Hacker News new | ask | show | jobs
by sfrigon 1948 days ago
What stops major SoC designers to come up with a standard "programmable IOs" interface for all their IOs, a little bit like these PIOs, instead of shipping hundreds of flavors of the same CPU with different IO options? I guess it's more expensive to design & manufacture a truly general purpose IO, but doesn't the cost of warehouse and the risk of not having a market for that specific SoC outweigh the initial cost? It would also lower the number of pins on the SoC. e.g. You only want HDMI & SATA, here's the VHDL for it, you can even individually select the pins you want to use.
3 comments

> You only want HDMI & SATA

SATA is a 6Gbps port, while HDMI is a 10Gbps port.

The PIO ports discussed here are on the order of 100kHz, roughly 1-million times slower than HDMI, and 600,000 times slower than SATA.

> HDMI is a 10Gbps port.

> The PIO ports discussed here are on the order of 100kHz

PIO runs at the system clock, 125 MHz by default, overclocks of over 400 MHz have been reported stable. A single PIO can clock out 32 bits every cycle (with a DMA and a memory system that can feed this), giving you a total of 4 Gbps.

Running at full throttle like that, especially for a decent length of time is tricky if you want to actually do anything other than blast out bits but 16 or 8 bits per cycle is a lot more straight forward, so 2 or 1 Gbps.

DVI output has already been demonstrated, running two displays at 480p: https://github.com/Wren6991/picodvi

The DVI is maybe more of a party trick than something you'd do in production hardware but it does demonstrate how capable the PIO can be. You could happily implement the same concept in a more performant device and reach 10 Gbps or more in a reasonable way.

I was skeptical at first, but read the github and yeah, not only does it work, it passes eye mask tests. Crazy.
> The PIO ports discussed here are on the order of 100kHz

That's not what the datasheet[1] says:

When outputting DPI, PIO can sustain 360 Mb/s during the active scanline period when running from a 48 MHz system clock. In this example, one state machine is handling frame/scanline timing and generating the pixel clock, while another is handling the pixel data, and unpacking run-length-encoded scanlines.

Still not SATA speeds though.

[1]: https://datasheets.raspberrypi.org/rp2040/rp2040-datasheet.p...

It actually is possible to get HDMI on the RP2040, if you're willing to have lower resolution.

https://hackaday.com/2021/02/12/bitbanged-dvi-on-a-raspberry...

Wow that's nice.

Even though I did not intend to say we should have SATA and HDMI on the RP2040 itself (I didn't know if it was possible), it still proves that having realtime control on the IOs opens the door for way more functionalities than SPI/I2C/UART specific ports. All of it using the same SoC and potentially less pins.

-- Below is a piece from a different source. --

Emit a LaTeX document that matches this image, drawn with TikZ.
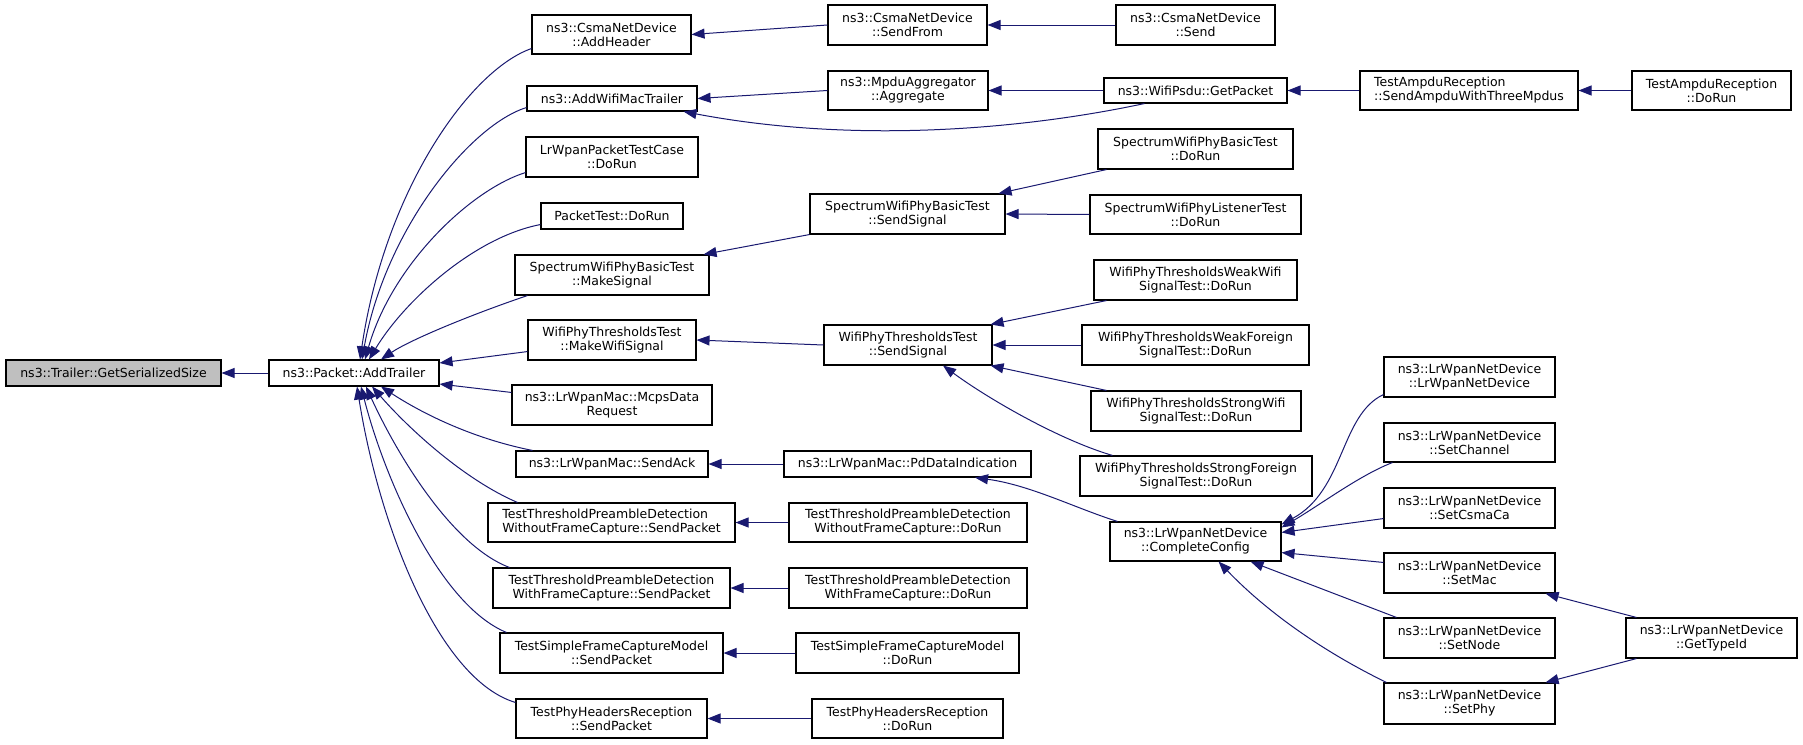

Having the same level of control on any device would be beneficial in my opinion.

Right, but I didn't mean for this specific device. I meant for higher end SoCs, as in the RaspberryPi4/BeagleBone Black or even higher end SoCs. The RP2040 could be used as an inspiration to provide the same level of freedom to other SoCs.
My overall point is that GHz-speed decoding in a flexible manner seems... difficult... to say the least.

Your discussion point of "here's a VHDL block" seems to understand the general issue. You need a non-trivial amount of FPGA-magic (LUTs) to implement logic and routing at those speeds. SATA has some kind of error-correction code if I remember correctly... so its not exactly easy to parse those messages.

I absolutely agree that this would be non-trivial and a lot of magic is required to make it happen. But it would need to be done only once, after that it can be shared to all the users, a little bit like a GPU firmware/driver.

I am just surprised that this is not more widespread among major players as a way to reduce costs and increase flexibility. Though I'm pretty sure I'm overlooking the core of the issue here haha

I think one major factor is that it would increase unit costs in many cases. We are talking cheap chips that are sold in high volume. So any small increase in cost gets multiplied quickly. Combine that with competition (your competitor provides a less flexible chip, but it is $0.20 cheaper and has the IO ports you need), and you can see why we have the mess we do.

I think I’m many cases the flexibility is great during the prototype phase. But those are used at lower volume. When you move to production, you’d want to have the cheapest BOM as possible.

Well actually, it would be nice to replace any specific interface with a generic FPGA-like interface. But of course what you can implement with it would be limited to the speed of the CPU / peripheral.
What stops them? Mostly business considerations.

The differentiate their price according to features and so they extract more money. And by writing your code to specific peripherials, it's harder to switch to another mcu.

And they have large libraries of proven hardware peripherials and code which make it harder for competitors to enter. Why would they want to compete with open-source pio libraries?

The raspberry pi foundation doesn't care about all that. So they created this chip.

You sort of have that with generic SERDES blocks.